→ **THE REQUEST**:
Among the lines below, list those containing the string "matplotlib".

→ **SUPPLIED INFORMATION**:

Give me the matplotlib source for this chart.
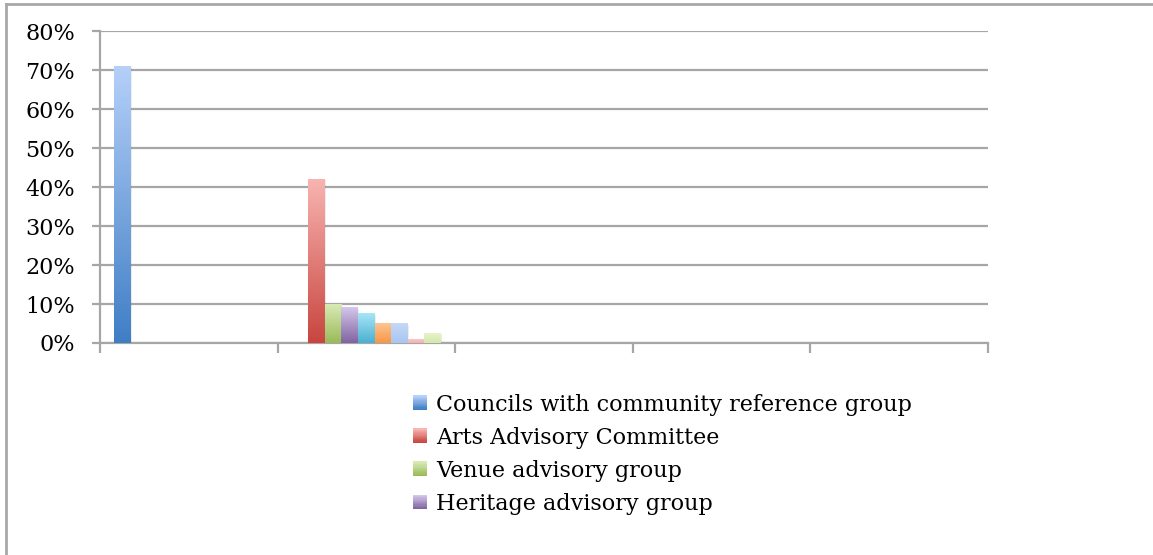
import numpy as np
import matplotlib
matplotlib.use("Agg")
import matplotlib.pyplot as plt
from matplotlib.colors import LinearSegmentedColormap
from matplotlib.patches import Patch, Rectangle
from matplotlib.legend_handler import HandlerBase
from matplotlib.ticker import PercentFormatter

# five (unlabelled) categories along x
categories = ["", "", "", "", ""]

# share of councils per advisory arrangement
councils = [0.71, 0, 0, 0, 0]
arts = [0, 0.42, 0, 0, 0]
venue = [0, 0.10, 0, 0, 0]
heritage = [0, 0.09, 0, 0, 0]
series5 = [0, 0.075, 0, 0, 0]
series6 = [0, 0.05, 0, 0, 0]
series7 = [0, 0.05, 0, 0, 0]
series8 = [0, 0.01, 0, 0, 0]
series9 = [0, 0.025, 0, 0, 0]

legend_names = ["Councils with community reference group",
                "Arts Advisory Committee",
                "Venue advisory group",
                "Heritage advisory group"]

all_series = [councils, arts, venue, heritage, series5,
              series6, series7, series8, series9]

# (top colour, bottom colour) for each series' gradient fill
gradients = [("#B5D0F9", "#3F7EC5"),
             ("#F8B4B1", "#C9453F"),
             ("#D8EAB4", "#9ABA58"),
             ("#D4C7EA", "#8063A1"),
             ("#A8E5F8", "#4AAFD0"),
             ("#FDC593", "#F79646"),
             ("#C4D9F7", "#A9C6F0"),
             ("#F9C6C4", "#F5B2AF"),
             ("#E6F3CB", "#D3E8A9")]


class GradientHandler(HandlerBase):
    """Legend key drawn as a small vertical gradient square."""

    def create_artists(self, legend, orig_handle, xdescent, ydescent,
                       width, height, fontsize, trans):
        top, bottom = orig_handle.grad
        cmap = LinearSegmentedColormap.from_list("lg", [bottom, top])
        steps = 12
        side = height
        x0 = -xdescent + (width - side) / 2
        arts_ = []
        for k in range(steps):
            r = Rectangle((x0, -ydescent + k * side / steps), side, side / steps + 0.3,
                          facecolor=cmap(k / (steps - 1)), edgecolor="none",
                          transform=trans)
            arts_.append(r)
        return arts_


fig = plt.figure(figsize=(11.53, 5.55), dpi=100)
ax = fig.add_axes([0.0867, 0.382, 0.770, 0.562])

n = len(all_series)
gap = 0.079
width = (1 - 2 * gap) / n
grad = np.linspace(0, 1, 256).reshape(-1, 1)

for i, vals in enumerate(all_series):
    top, bottom = gradients[i]
    cmap = LinearSegmentedColormap.from_list(f"g{i}", [bottom, top])
    for c, v in enumerate(vals):
        if v <= 0:
            continue
        x0 = c + gap + i * width
        # soft drop shadow
        ax.add_patch(Rectangle((x0 + 0.006, 0), width, v - 0.003,
                               color="#000000", alpha=0.07, lw=0, zorder=2.5))
        ax.imshow(grad, extent=[x0, x0 + width, 0, v], origin="lower",
                  aspect="auto", cmap=cmap, zorder=3, interpolation="bilinear")

ax.set_xlim(0, len(categories))
ax.set_ylim(0, 0.8)
ax.set_yticks(np.arange(0, 0.81, 0.1))
ax.yaxis.set_major_formatter(PercentFormatter(1.0, decimals=0))
ax.set_xticks(np.arange(0, len(categories) + 1))
ax.set_xticklabels([""] * (len(categories) + 1))

grid_col = "#A6A6A6"
ax.grid(axis="y", color=grid_col, lw=1.6, zorder=1)
ax.set_axisbelow(True)
for side in ["top", "right"]:
    ax.spines[side].set_visible(False)
for side in ["left", "bottom"]:
    ax.spines[side].set_color(grid_col)
    ax.spines[side].set_linewidth(1.6)
ax.tick_params(axis="y", length=6, width=1.6, color=grid_col, pad=12,
               labelsize=16, labelcolor="black")
ax.tick_params(axis="x", length=7, width=1.6, color=grid_col)
for lab in ax.get_yticklabels():
    lab.set_family("DejaVu Serif")

handles = []
for i in range(4):
    h = Patch()
    h.grad = gradients[i]
    handles.append(h)
fig.legend(handles, legend_names, loc="upper left", bbox_to_anchor=(0.351, 0.307),
           frameon=False, prop={"family": "DejaVu Serif", "size": 16},
           handler_map={Patch: GradientHandler()},
           handlelength=0.55, handleheight=0.6, handletextpad=0.45,
           labelspacing=0.5, borderaxespad=0)

# outer chart frame (left and top edges)
fig.add_artist(plt.Line2D([0.0052, 0.0052], [0, 0.993], color="#A8A8A8", lw=2,
                          transform=fig.transFigure))
fig.add_artist(plt.Line2D([0.0052, 1], [0.993, 0.993], color="#A8A8A8", lw=2,
                          transform=fig.transFigure))

fig.savefig("out.png", dpi=100)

→ **ANSWER BELOW**:
Give me the matplotlib source for this chart.
import matplotlib
matplotlib.use("Agg")
import matplotlib.pyplot as plt
from matplotlib.colors import LinearSegmentedColormap
from matplotlib.patches import Patch, Rectangle
from matplotlib.legend_handler import HandlerBase
from matplotlib.ticker import PercentFormatter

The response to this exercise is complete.